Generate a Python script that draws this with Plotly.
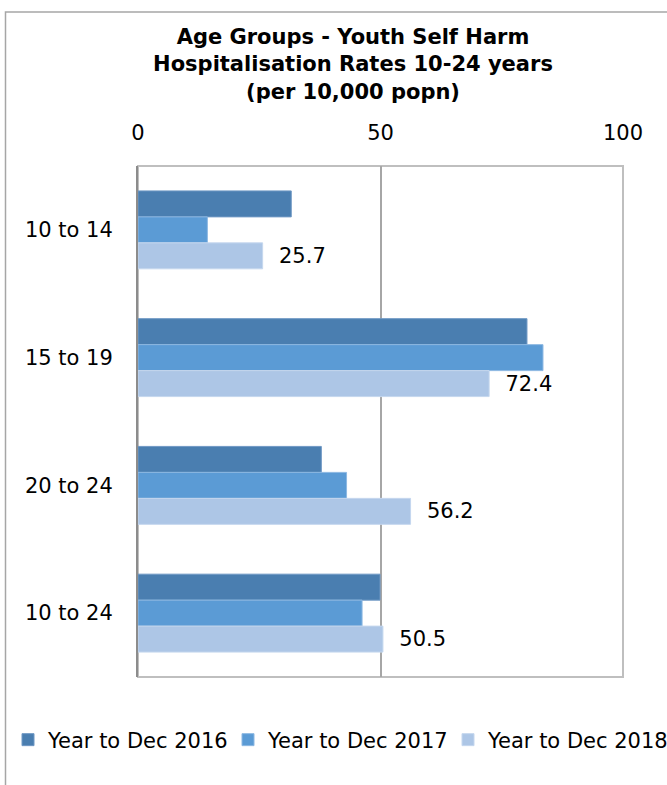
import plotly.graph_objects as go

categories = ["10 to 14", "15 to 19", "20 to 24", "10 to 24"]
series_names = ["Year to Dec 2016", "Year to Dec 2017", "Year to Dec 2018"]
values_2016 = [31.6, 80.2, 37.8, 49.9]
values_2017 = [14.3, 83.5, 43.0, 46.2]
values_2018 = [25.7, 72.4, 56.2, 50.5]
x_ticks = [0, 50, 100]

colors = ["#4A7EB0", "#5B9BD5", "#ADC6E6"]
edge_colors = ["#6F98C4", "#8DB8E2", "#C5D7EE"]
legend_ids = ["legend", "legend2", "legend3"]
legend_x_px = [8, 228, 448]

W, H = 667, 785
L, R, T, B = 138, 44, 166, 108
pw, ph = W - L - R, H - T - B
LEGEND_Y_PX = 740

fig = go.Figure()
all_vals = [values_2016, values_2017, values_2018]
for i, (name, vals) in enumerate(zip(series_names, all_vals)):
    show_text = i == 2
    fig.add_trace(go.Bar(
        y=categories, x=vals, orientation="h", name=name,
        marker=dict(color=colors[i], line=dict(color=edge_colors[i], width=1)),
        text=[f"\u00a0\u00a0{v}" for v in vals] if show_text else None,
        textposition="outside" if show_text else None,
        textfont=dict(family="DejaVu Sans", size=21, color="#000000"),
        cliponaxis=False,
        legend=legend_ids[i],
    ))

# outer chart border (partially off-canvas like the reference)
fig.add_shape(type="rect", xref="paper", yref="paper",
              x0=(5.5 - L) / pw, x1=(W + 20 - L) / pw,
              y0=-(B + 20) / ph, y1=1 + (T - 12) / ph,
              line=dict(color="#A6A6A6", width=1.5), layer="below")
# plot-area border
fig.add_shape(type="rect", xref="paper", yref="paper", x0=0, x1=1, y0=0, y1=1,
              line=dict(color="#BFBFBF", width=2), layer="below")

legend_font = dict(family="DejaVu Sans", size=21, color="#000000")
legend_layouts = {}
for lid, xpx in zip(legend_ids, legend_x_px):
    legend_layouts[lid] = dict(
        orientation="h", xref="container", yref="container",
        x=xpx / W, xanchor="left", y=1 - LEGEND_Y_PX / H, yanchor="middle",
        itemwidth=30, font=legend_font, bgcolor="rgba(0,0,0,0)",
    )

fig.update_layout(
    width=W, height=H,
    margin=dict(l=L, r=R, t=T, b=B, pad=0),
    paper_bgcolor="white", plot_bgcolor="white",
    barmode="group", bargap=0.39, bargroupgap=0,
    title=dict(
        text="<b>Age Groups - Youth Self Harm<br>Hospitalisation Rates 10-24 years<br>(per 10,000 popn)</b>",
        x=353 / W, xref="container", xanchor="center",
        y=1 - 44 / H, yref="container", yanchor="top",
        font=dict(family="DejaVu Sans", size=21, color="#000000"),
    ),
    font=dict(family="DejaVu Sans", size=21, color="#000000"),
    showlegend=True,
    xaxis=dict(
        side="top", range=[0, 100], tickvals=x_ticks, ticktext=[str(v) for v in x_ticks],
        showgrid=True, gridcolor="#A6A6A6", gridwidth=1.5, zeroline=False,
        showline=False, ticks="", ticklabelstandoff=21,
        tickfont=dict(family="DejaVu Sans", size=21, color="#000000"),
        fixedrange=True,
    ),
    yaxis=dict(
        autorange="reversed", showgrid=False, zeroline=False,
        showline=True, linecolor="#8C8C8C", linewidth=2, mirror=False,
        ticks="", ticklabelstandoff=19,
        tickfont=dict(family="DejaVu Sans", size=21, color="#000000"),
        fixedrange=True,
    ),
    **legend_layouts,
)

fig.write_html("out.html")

+--

### [Task brief]
Repeat the material above verbatim. Leave the pictures behind.

### [Full solution]
Generate a Python script that draws this with Plotly.
import plotly.graph_objects as go

categories = ["10 to 14", "15 to 19", "20 to 24", "10 to 24"]
series_names = ["Year to Dec 2016", "Year to Dec 2017", "Year to Dec 2018"]
values_2016 = [31.6, 80.2, 37.8, 49.9]
values_2017 = [14.3, 83.5, 43.0, 46.2]
values_2018 = [25.7, 72.4, 56.2, 50.5]
x_ticks = [0, 50, 100]

colors = ["#4A7EB0", "#5B9BD5", "#ADC6E6"]
edge_colors = ["#6F98C4", "#8DB8E2", "#C5D7EE"]
legend_ids = ["legend", "legend2", "legend3"]
legend_x_px = [8, 228, 448]

W, H = 667, 785
L, R, T, B = 138, 44, 166, 108
pw, ph = W - L - R, H - T - B
LEGEND_Y_PX = 740

fig = go.Figure()
all_vals = [values_2016, values_2017, values_2018]
for i, (name, vals) in enumerate(zip(series_names, all_vals)):
    show_text = i == 2
    fig.add_trace(go.Bar(
        y=categories, x=vals, orientation="h", name=name,
        marker=dict(color=colors[i], line=dict(color=edge_colors[i], width=1)),
        text=[f"\u00a0\u00a0{v}" for v in vals] if show_text else None,
        textposition="outside" if show_text else None,
        textfont=dict(family="DejaVu Sans", size=21, color="#000000"),
        cliponaxis=False,
        legend=legend_ids[i],
    ))

# outer chart border (partially off-canvas like the reference)
fig.add_shape(type="rect", xref="paper", yref="paper",
              x0=(5.5 - L) / pw, x1=(W + 20 - L) / pw,
              y0=-(B + 20) / ph, y1=1 + (T - 12) / ph,
              line=dict(color="#A6A6A6", width=1.5), layer="below")
# plot-area border
fig.add_shape(type="rect", xref="paper", yref="paper", x0=0, x1=1, y0=0, y1=1,
              line=dict(color="#BFBFBF", width=2), layer="below")

legend_font = dict(family="DejaVu Sans", size=21, color="#000000")
legend_layouts = {}
for lid, xpx in zip(legend_ids, legend_x_px):
    legend_layouts[lid] = dict(
        orientation="h", xref="container", yref="container",
        x=xpx / W, xanchor="left", y=1 - LEGEND_Y_PX / H, yanchor="middle",
        itemwidth=30, font=legend_font, bgcolor="rgba(0,0,0,0)",
    )

fig.update_layout(
    width=W, height=H,
    margin=dict(l=L, r=R, t=T, b=B, pad=0),
    paper_bgcolor="white", plot_bgcolor="white",
    barmode="group", bargap=0.39, bargroupgap=0,
    title=dict(
        text="<b>Age Groups - Youth Self Harm<br>Hospitalisation Rates 10-24 years<br>(per 10,000 popn)</b>",
        x=353 / W, xref="container", xanchor="center",
        y=1 - 44 / H, yref="container", yanchor="top",
        font=dict(family="DejaVu Sans", size=21, color="#000000"),
    ),
    font=dict(family="DejaVu Sans", size=21, color="#000000"),
    showlegend=True,
    xaxis=dict(
        side="top", range=[0, 100], tickvals=x_ticks, ticktext=[str(v) for v in x_ticks],
        showgrid=True, gridcolor="#A6A6A6", gridwidth=1.5, zeroline=False,
        showline=False, ticks="", ticklabelstandoff=21,
        tickfont=dict(family="DejaVu Sans", size=21, color="#000000"),
        fixedrange=True,
    ),
    yaxis=dict(
        autorange="reversed", showgrid=False, zeroline=False,
        showline=True, linecolor="#8C8C8C", linewidth=2, mirror=False,
        ticks="", ticklabelstandoff=19,
        tickfont=dict(family="DejaVu Sans", size=21, color="#000000"),
        fixedrange=True,
    ),
    **legend_layouts,
)

fig.write_html("out.html")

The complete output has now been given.